The panel majority then addresses the “fraudulent misjoinder” doctrine, which to date has been adopted “only by the Eleventh Circuit . . . and a number of district courts.” Under this doctrine, “the ‘egregious’ misjoinder of parties ‘constitute[s] fraudulent joinder’ that permits a defendant to remove to federal court.” The panel majority holds that there is no statutory basis for the doctrine. 42 U.S.C. “§ 1441(b)(2) does not provide a textual basis for expanding federal jurisdiction to include fraudulent misjoinder, nor is there any other statutory authority (or case law interpreting statutory authority in this context) that does so.” The panel majority also holds that prior circuit authority, including two en banc opinions, specifically rejected this extension of improper joinder.

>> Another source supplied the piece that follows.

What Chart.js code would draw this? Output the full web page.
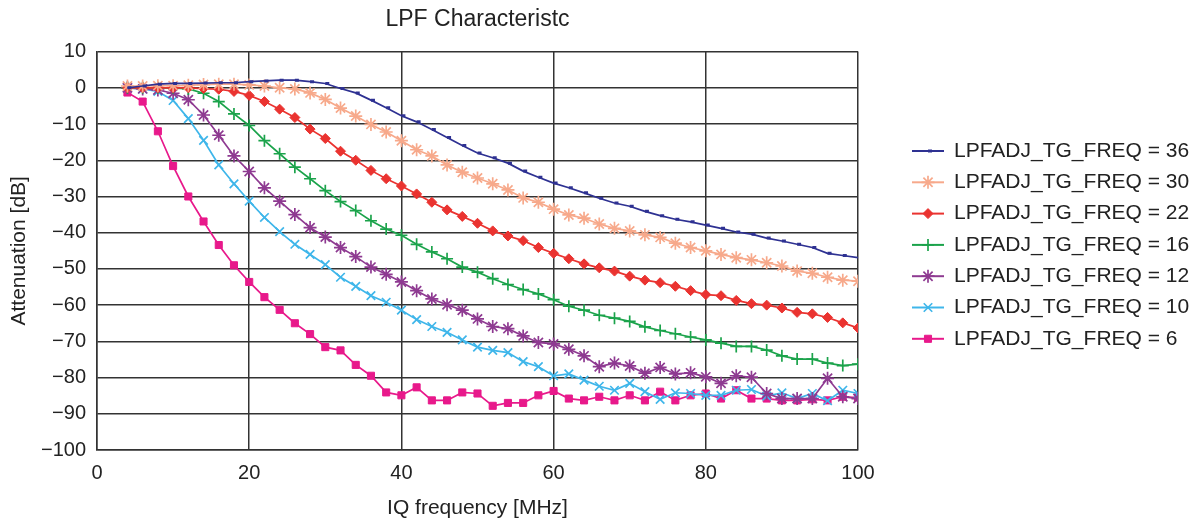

“It is also a well-known rule that federal courts are courts of limited jurisdiction. Adopting the fraudulent misjoinder doctrine will dramatically expand federal jurisdiction, putting the federal district courts in this circuit in the position of resolving procedural matters that are more appropriately resolved in state court—all without a clear statutory hook.”
Finally, “[d]eclining to adopt the fraudulent misjoinder doctrine as a basis for exercising diversity jurisdiction and holding that misjoinder issues should be addressed in state court prior to removal also brings greater clarity to the line between removable and non-removable cases. A defendant would have a clear framework for determining the removability of a case involving plausible but potentially misjoined claims between non-diverse parties. The defendant would move to sever those claims on misjoinder grounds before removal, and either the state court grants the motion and the case becomes removable or it denies the motion and the case remains non-removable.”
Concurring, Judge Ho would resolve the matter on a strict reading of the diversity statute. “If a case is completely diverse, and one of the defendants is local but improperly joined, the case can still be removed pursuant to § 1441(b)(2). But if a case is not completely diverse when a notice of removal is filed, then nothing in § 1441(b)(2) authorizes the exercise of federal removal jurisdiction, period. Even if the case might become completely diverse if the federal court were to dismiss an improperly joined defendant, that would not satisfy the terms of § 1441(b)(2), because the case was not ‘otherwise removable’ at the outset of removal.”
Dissenting, Judge Edith Jones would hold that the practical solution of severing improperly-joined defendants at the moment of removal can preserve federal jurisdiction. Using Fed. R. Civ. P. 21 “to sever the improperly joined parties and claims does not extend or create federal jurisdiction, it merely reinforces the statutorily prescribed balance between state and federal courts. This result discourages artful joinder schemes devised around anchor plaintiffs.”